The market noticed. And someone in Sunnyvale decided to do something about it.

Enter Weitek

Weitek Corporation had been part of the Sun story since the mid-80s. They built FPUs for Sun starting with the early SPARC machines, including the Weitek 3170 and 3172 that lived next to the integer unit on the SS1 and SS1+. They were a SPARC licensee. They knew the architecture cold. And they had been watching the same install base numbers everyone else had.

On June 14, 1993, Weitek announced the SPARC POWER µP — pronounced “power up.” It was a pin-compatible drop-in replacement for the CPU sockets on the SPARCstation 2 and IPX. Fifteen hundred dollars. User-installable. They shipped it with a chip extraction tool and a little manual, and the whole upgrade was supposed to take a few minutes with the case open.

The trick was a phase-locked loop clock doubler. The chip ran its internal logic at 80 MHz while keeping the system bus interface at 40 MHz, so it dropped into the existing socket and worked with the existing motherboard, memory, and SBus subsystem with no other changes. It also brought 16KB of on-chip instruction cache and 8KB of data cache, which the original SS2 CPU did not have.

Weitek claimed up to 1.9x application performance. SPARC International certified it as fully compliant. The real-world numbers were closer to 50 to 60 percent improvement on average, because the bus and memory weren’t getting any faster — but on compute-bound workloads like CAD, FEA, and circuit simulation, you could see something close to that 1.9x peak.

For a thousand bucks less than a low-end SS10, you could nearly double your existing machine.

What this tells us

Aftermarket CPU upgrades for proprietary Unix workstations were not a thing that just happened. They required a chip company willing to spend real money on design and certification, motherboard documentation that was either licensed or reverse-engineered, and most importantly, a market large enough to make it back.

Weitek did this for exactly two machines: the SS2 and the IPX. Not the SS1. Not the SS10. Not the SLC or the ELC. Just the two best-selling sun4c boxes, which happened to share the same socket and the same 40 MHz bus. They named the press release “supercharge your SPARCstation” and pitched it directly at CAD shops, EDA users, and FEA shops who had real money tied up in their existing software stacks and absolutely zero interest in re-qualifying everything on a new platform.
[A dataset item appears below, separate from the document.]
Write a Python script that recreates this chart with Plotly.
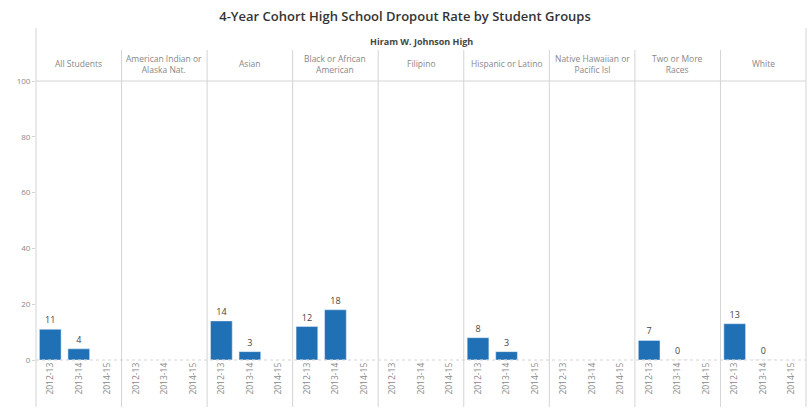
import plotly.graph_objects as go
from plotly.subplots import make_subplots

title = "4-Year Cohort High School Dropout Rate by Student Groups"
school = "Hiram W. Johnson High"
groups = ["All Students", "American Indian or<br>Alaska Nat.", "Asian", "Black or African<br>American",
          "Filipino", "Hispanic or Latino", "Native Hawaiian or<br>Pacific Isl", "Two or More<br>Races", "White"]
years = ["2012-13", "2013-14", "2014-15"]
all_students = [11, 4, None]
american_indian = [None, None, None]
asian = [14, 3, None]
black = [12, 18, None]
filipino = [None, None, None]
hispanic = [8, 3, None]
native_hawaiian = [None, None, None]
two_or_more = [7, 0, None]
white = [13, 0, None]
series = [all_students, american_indian, asian, black, filipino, hispanic, native_hawaiian, two_or_more, white]
y_ticks = [0, 20, 40, 60, 80, 100]

W, H = 810, 409
ML, MR, MT, MB = 36, 4, 81, 49
plot_h = H - MT - MB

def py(pix):
    return (H - MB - pix) / plot_h

n = len(groups)
fig = make_subplots(rows=1, cols=n, shared_yaxes=True, horizontal_spacing=0)
BAR = "#1f70b5"
GRID = "#d4d4d4"
TXT = "#888888"
for i, vals in enumerate(series):
    fig.add_trace(go.Bar(
        x=years, y=vals, marker_color=BAR, width=0.76,
        text=["" if v is None else str(v) for v in vals],
        textposition="outside", cliponaxis=False,
        textfont=dict(size=9, color="#444444", family="Open Sans"),
        showlegend=False, hoverinfo="x+y"), row=1, col=i + 1)
    fig.update_xaxes(row=1, col=i + 1, type="category", categoryorder="array", categoryarray=years,
                     range=[-0.5, 2.5], tickangle=-90, showgrid=False, showline=False, zeroline=False,
                     ticks="", tickfont=dict(size=8.5, color=TXT, family="Open Sans"))
fig.update_yaxes(range=[0, 100], tickvals=y_ticks, showgrid=False, zeroline=False, showline=False)
fig.update_yaxes(row=1, col=1, ticks="outside", ticklen=3, tickcolor=GRID,
                 tickfont=dict(size=8, color=TXT, family="Open Sans"))

shapes = []
shapes.append(dict(type="line", xref="paper", yref="paper", x0=0, x1=1, y0=1, y1=1,
                   line=dict(color=GRID, width=1)))
shapes.append(dict(type="line", xref="paper", yref="paper", x0=0, x1=1, y0=0, y1=0,
                   line=dict(color=GRID, width=1, dash="dot")))
for xx in (0, 1):
    shapes.append(dict(type="line", xref="paper", yref="paper", x0=xx, x1=xx, y0=py(28), y1=py(407),
                       line=dict(color=GRID, width=1)))
for i in range(1, n):
    shapes.append(dict(type="line", xref=f"x{i+1} domain", yref="paper", x0=0, x1=0,
                       y0=py(50), y1=py(407), line=dict(color=GRID, width=1)))

annotations = [dict(text="<b>" + school + "</b>", xref="paper", yref="paper", x=0.5, y=py(42),
                    yanchor="middle", showarrow=False,
                    font=dict(size=9, color="#444444", family="Open Sans"))]
for i, g in enumerate(groups):
    annotations.append(dict(text=g, xref=f"x{'' if i == 0 else i+1} domain", yref="paper", x=0.5, y=py(64),
                            yanchor="middle", showarrow=False,
                            font=dict(size=8.5, color=TXT, family="Open Sans")))

fig.update_layout(
    width=W, height=H, margin=dict(l=ML, r=MR, t=MT, b=MB),
    paper_bgcolor="white", plot_bgcolor="white",
    title=dict(text=title, x=0.5, xanchor="center", y=1 - 16 / H, yanchor="middle",
               font=dict(size=13, color="#333333", family="Open Sans", weight=600)),
    shapes=shapes, annotations=annotations, bargap=0.2,
)
fig.write_html("out.html")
That’s not a niche product. That’s a company looking at an installed base of 250,000 machines that the manufacturer had effectively stopped trying to grow, and saying “yeah, we’ll build to that.”

The chip is itself the most damning evidence of how stuck-in the SS2 was. Sun had launched a faster, more modern, multiprocessor-capable replacement more than a year earlier, and the market response was enthusiastic enough about staying on the old hardware that a third party could build a business on it.

Coda

The POWER µP didn’t end up being a big commercial win for Weitek. They never built a follow-on for later SPARC generations, and within a couple of years they had pivoted hard into the PC graphics market with the P9000. The SS2s and IPXs they had upgraded soldiered on through the 90s anyway, mostly running SunOS 4.1.3 or 4.1.4, eventually getting decommissioned not because they were slow but because the surrounding infrastructure — networks, storage, software — moved past them.
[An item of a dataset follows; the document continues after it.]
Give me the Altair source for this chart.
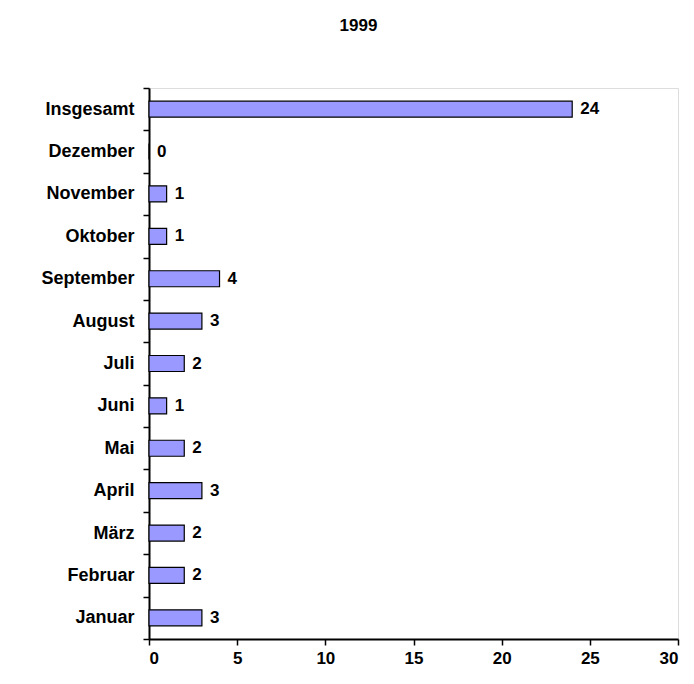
import altair as alt
import pandas as pd

# Monthly counts for 1999, listed top to bottom as drawn
categories = ["Insgesamt", "Dezember", "November", "Oktober", "September", "August",
              "Juli", "Juni", "Mai", "April", "März", "Februar", "Januar"]
counts = [24, 0, 1, 1, 4, 3, 2, 1, 2, 3, 2, 2, 3]
x_ticks = [0, 5, 10, 15, 20, 25, 30]

df = pd.DataFrame({"monat": categories, "anzahl": counts})

FONT = "Liberation Sans"

y_enc = alt.Y(
    "monat:N",
    sort=categories,
    scale=alt.Scale(paddingInner=0, paddingOuter=0),
    axis=alt.Axis(
        title=None,
        labelFont=FONT,
        labelFontSize=18,
        labelFontWeight="bold",
        labelColor="black",
        labelPadding=9,
        tickBand="extent",
        tickSize=6,
        tickColor="black",
        tickWidth=1.5,
        domainColor="black",
        domainWidth=2,
        grid=False,
    ),
)

x_enc = alt.X(
    "anzahl:Q",
    scale=alt.Scale(domain=[0, 30], nice=False),
    axis=alt.Axis(
        title=None,
        values=x_ticks,
        labelFont=FONT,
        labelFontSize=17,
        labelFontWeight="bold",
        labelColor="black",
        labelPadding=5,
        tickSize=6,
        tickColor="black",
        tickWidth=1.5,
        domainColor="black",
        domainWidth=2,
        grid=False,
    ),
)

bars = alt.Chart(df).mark_bar(
    color="#9999FF", stroke="black", strokeWidth=1.2, size=16
).encode(x=x_enc, y=y_enc)

labels = alt.Chart(df).mark_text(
    align="left", baseline="middle", dx=8,
    font=FONT, fontSize=17, fontWeight="bold", color="black"
).encode(x="anzahl:Q", y=alt.Y("monat:N", sort=categories), text="anzahl:Q")

chart = (
    alt.layer(bars, labels)
    .properties(
        width=529,
        height=551,
        title=alt.TitleParams(
            "1999", font=FONT, fontSize=17, fontWeight="bold", color="black",
            anchor="middle", dx=-55, offset=44,
        ),
        autosize=alt.AutoSizeParams(type="none"),
        padding={"left": 149, "top": 88, "right": 16, "bottom": 45},
    )
    .configure_view(stroke=None)
    .configure(background="white")
)

chart.save("out.html", embed_options={"renderer": "svg", "actions": False})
I have one of the upgraded chips sitting in my own SPARCstation 2 right now, paired with a DataRAM SBus card pushing the machine to 128MB. It is, by 1993 standards, the maximum-spec configuration of what was already the most popular Unix workstation in the world. And it’s the kind of thing you can only put together because, three decades ago, enough people refused to upgrade that an entire third-party ecosystem grew up around their refusal.

Sometimes the most interesting story about a computer isn’t how it was launched. It’s what other people built for it, after the company that made it had already stopped paying attention.